More memories of Huddersfield clubs include one that had a caveman on the door and the night the greatest rock and roll band in the world were turned down because of £2.

Sue Crofts of Golcar started the ball rolling when she asked about the Top Ten Club on Southgate.

“It wasn’t very big but we had some fantastic nights in there. Does anybody else remember it?”

Sylvia Womersley immediately directed me to the website for Johnny's night club (www.johnnyshistory.com) where you can read all about it. The Top Ten was Joe Marsden’s grown-up nightclub, before the days of disco and rock bands, that served chicken in a basket and featured top variety acts.

Joe’s son, Johnny, used the cellars beneath to open the Catacombs Club, that provided an alternative form of entertainment.

It was Huddersfield’s rival to the Cavern Club in Liverpool and teenagers flocked to it from around Yorkshire for live pop, rock and blues bands, and the latest records played by DJs. The doorman was a caveman with a club.

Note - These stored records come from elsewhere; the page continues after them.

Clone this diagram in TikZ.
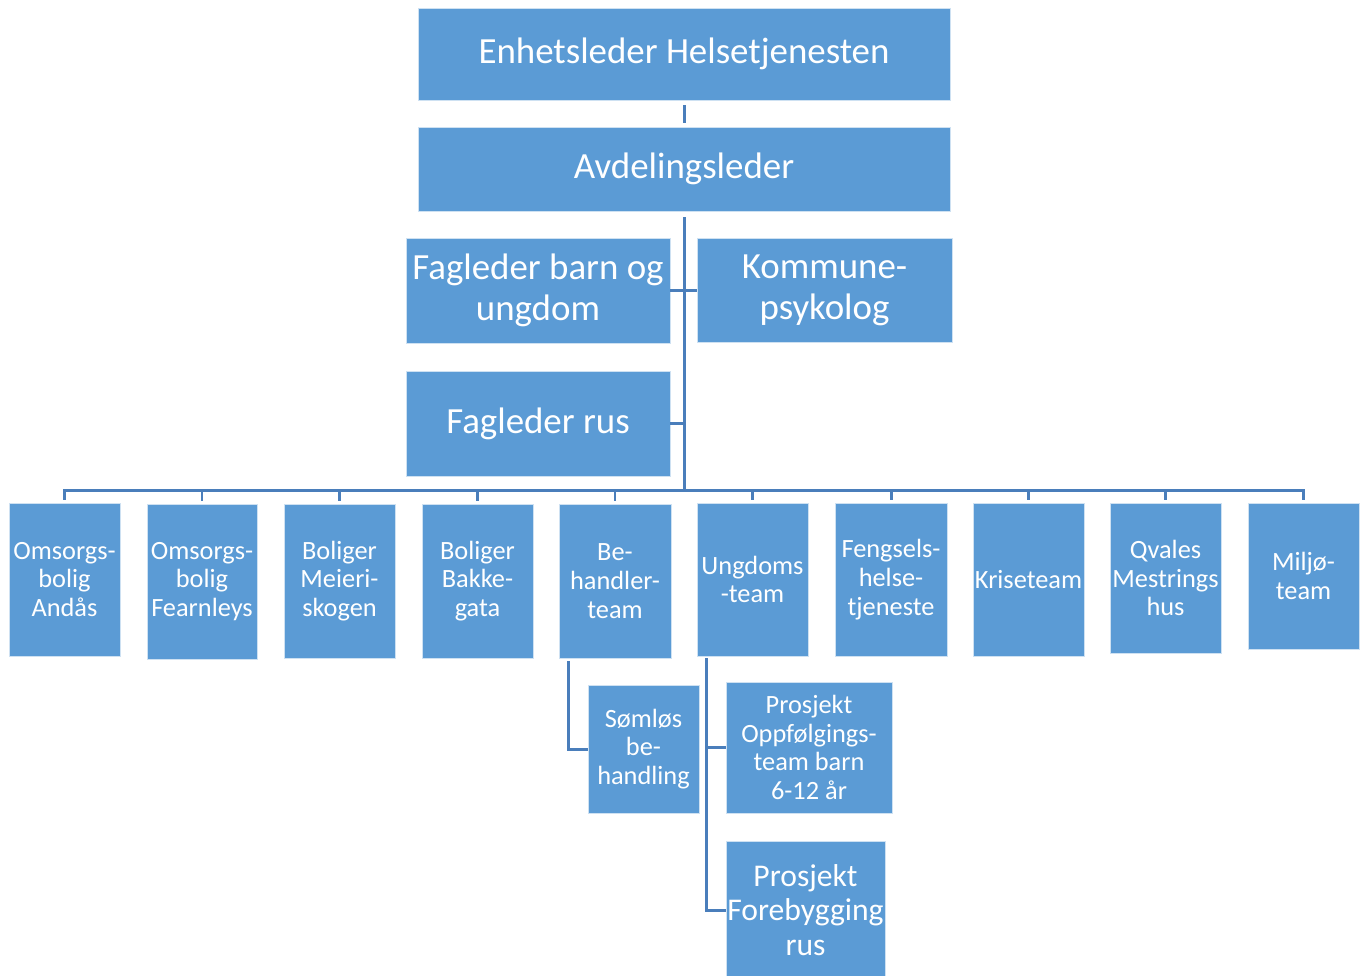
\documentclass[tikz,border=0pt]{standalone}
\usepackage{fontspec}
\setmainfont{Carlito}
\usetikzlibrary{calc}
\definecolor{boxblue}{HTML}{5B9BD5}
\definecolor{linkblue}{HTML}{4A7EBB}
\tikzset{
	boxsize/.style 2 args={minimum width=#1*0.02cm, minimum height=#2*0.02cm},
	orgbox/.style={fill=boxblue, draw=white!70!boxblue, line width=0.4pt, text=white, align=center, inner sep=0pt},
	bigtext/.style={font=\fontsize{21}{23.2}\selectfont},
	midtext/.style={font=\fontsize{18}{19.8}\selectfont},
	smalltext/.style={font=\fontsize{15}{16.4}\selectfont},
	link/.style={draw=linkblue, line width=1.7pt, line join=miter},
}
\begin{document}
\begin{tikzpicture}[x=0.02cm, y=-0.02cm]
	\useasboundingbox (0,0) rectangle (1363,975);

	%top boxes
	\node[orgbox, bigtext, boxsize={532}{92}]  (leader) at (684,54)    {Enhetsleder Helsetjenesten};
	\node[orgbox, bigtext, boxsize={532}{84}]  (avd)    at (684,169)   {Avdelingsleder};
	\node[orgbox, bigtext, boxsize={264}{105}] (fbu)    at (538,290.5) {Fagleder barn og\\ungdom};
	\node[orgbox, bigtext, boxsize={255}{104}] (kpsy)   at (824.5,290) {Kommune-\\psykolog};
	\node[orgbox, bigtext, boxsize={264}{105}] (frus)   at (538,423.5) {Fagleder rus};

	%unit boxes
	\node[orgbox, smalltext, boxsize={111}{153}] (u1)  at (64.5,579.5)   {Omsorgs-\\bolig\\Andås};
	\node[orgbox, smalltext, boxsize={110}{155}] (u2)  at (202,581.5)    {Omsorgs-\\bolig\\Fearnleys};
	\node[orgbox, smalltext, boxsize={111}{154}] (u3)  at (339.5,581)    {Boliger\\Meieri-\\skogen};
	\node[orgbox, smalltext, boxsize={111}{154}] (u4)  at (477.5,581)    {Boliger\\Bakke-\\gata};
	\node[orgbox, smalltext, boxsize={112}{154}] (u5)  at (615,581)      {Be-\\handler-\\team};
	\node[orgbox, smalltext, boxsize={111}{153}] (u6)  at (752.5,579.5)  {Ungdoms\\-team};
	\node[orgbox, smalltext, boxsize={112}{153}] (u7)  at (891,579.5)    {Fengsels-\\helse-\\tjeneste};
	\node[orgbox, smalltext, boxsize={111}{153}] (u8)  at (1028.5,579.5) {Kriseteam};
	\node[orgbox, smalltext, boxsize={111}{150}] (u9)  at (1165.5,578)   {Qvales\\Mestrings\\hus};
	\node[orgbox, smalltext, boxsize={111}{146}] (u10) at (1303.5,576)   {Miljø-\\team};

	%sub boxes
	\node[orgbox, smalltext, boxsize={111}{128}] (soml)  at (643.5,749)  {Sømløs\\be-\\handling};
	\node[orgbox, smalltext, boxsize={166}{131}] (oppf)  at (809,747.5)  {Prosjekt\\Oppfølgings-\\team barn\\6-12 år};
	\node[orgbox, midtext,   boxsize={159}{138}] (foreb) at (805.5,910)  {Prosjekt\\Forebygging\\rus};

	%lines
	\coordinate (bus) at (684,490);
	\draw[link, shorten <=0.1cm, shorten >=0.08cm] (leader.south) -- (avd.north);
	\draw[link, shorten <=0.12cm] (avd.south) -- (bus);
	\draw[link] (fbu.east) -- (fbu.east -| kpsy.west);
	\draw[link] (frus.east) -- (frus.east -| avd.south);
	\draw[link, shorten <=0.06cm, shorten >=0.06cm] (u1.north) |- (bus) -| (u10.north);
	\foreach \u in {u2,u3,u4,u5,u6,u7,u8,u9}
		\draw[link, shorten <=0.06cm] (\u.north) -- (\u.north |- bus);
	\draw[link, shorten <=0.06cm] ([xshift=0.2cm]u5.south west) |- (soml.west);
	\draw[link, shorten <=0.04cm] ([xshift=0.2cm]u6.south west) |- (oppf.west);
	\draw[link, shorten <=0.04cm] ([xshift=0.2cm]u6.south west) |- (foreb.west);
\end{tikzpicture}
\end{document}
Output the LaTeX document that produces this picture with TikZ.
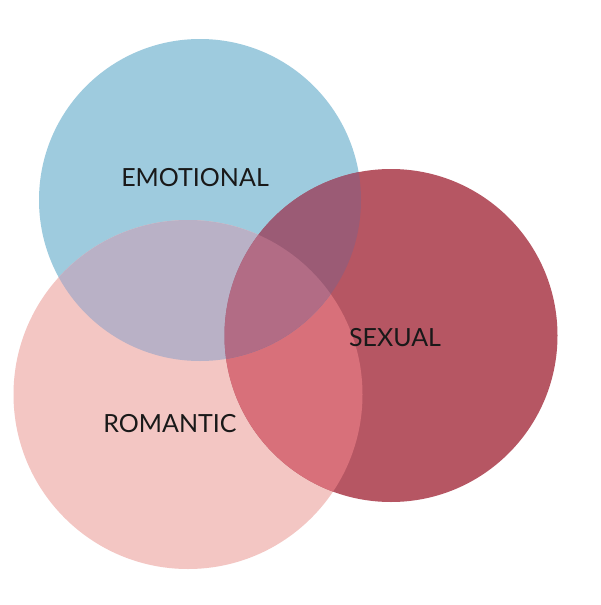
\documentclass[tikz,border=0pt]{standalone}
\usepackage{fontspec}
\setmainfont{Lato}
\tikzset{
	caption/.style = {text = black!90, font = \fontsize{25}{28}\selectfont}
}
\definecolor{emotionalblue}{HTML}{9ECBDE}
\definecolor{romanticpink}{HTML}{F3C6C3}
\definecolor{sexualred}{HTML}{B65663}
\definecolor{blueandpink}{HTML}{B9B1C6}
\definecolor{blueandred}{HTML}{9B5B75}
\definecolor{pinkandred}{HTML}{D8707A}
\definecolor{allthree}{HTML}{B26C85}
\newcommand{\emotionalpath}{(200, 200) circle (161)}
\newcommand{\romanticpath}{(188, 394.5) circle (174.5)}
\newcommand{\sexualpath}{(391, 335.5) circle (166.5)}

\begin{document}
\begin{tikzpicture}[x = 1pt, y = -1pt]
		\useasboundingbox (0, 0) rectangle (600, 605);
		\fill[white] (0, 0) rectangle (600, 605);

		\fill[emotionalblue] \emotionalpath;
		\fill[romanticpink] \romanticpath;
		\fill[sexualred] \sexualpath;
		% overlaps
		\begin{scope}
			\clip \romanticpath;
			\fill[pinkandred] \sexualpath;
		\end{scope}
		\begin{scope}
			\clip \emotionalpath;
			\fill[blueandpink] \romanticpath;
			\fill[blueandred] \sexualpath;
			\clip \romanticpath;
			\fill[allthree] \sexualpath;
		\end{scope}

		\node[caption] (emotional) at (195, 178) {EMOTIONAL};
		\node[caption] (romantic) at (170, 424) {ROMANTIC};
		\node[caption] (sexual) at (395, 338) {SEXUAL};
	\end{tikzpicture}
\end{document}
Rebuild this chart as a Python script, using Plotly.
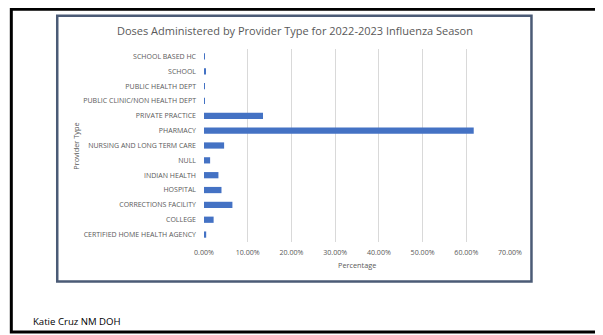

Johnny was later joined by his brother Joe and together they built an empire that included their now famous nightclub, pub, bistro, hotel and taxi company.

Their website is a cultural archive packed full of photographs and memories. And, as they say, there’s room for more.

“Why not contribute? We would like to hear from anyone who would wish to add their photos or stories.”

They sold much of their entertainment complex in 2003 but Joe and Johnny are still in business together, after 44 years, at the Central Lodge Hotel.

“We would be happy if any old friends were to call in for a coffee or a wine,” says Joe.

Local bands that played the Catacombs included The Denyms, The Drovers, The Shanes, The Reaction and Denny and the Witchdoctors. Running the coffee bar was Graham Philpott, the late great blues singer of Ckreed fame.

When local band The Atmospheres played The Cavern, Johnny took a coach load of Catacomb members over to Liverpool by coach to support them.

One of Johnny’s stories deserves repeating. In the early 1960s, the Catacombs was doing phenomenal business because it perfectly filled the growing niche for clubs that knew exactly what teenagers wanted and provided it without condescension.

Friday nights always had a live group and Johnny was offered a band who were playing Bradford University.

He could have them, after they finished, for £20. The trouble was, the top money he paid was £18 and neither band nor Johnny would budge from those two amounts.

So, for the sake of £2, Huddersfield missed the chance to see Mick Jagger and the Rolling Stones.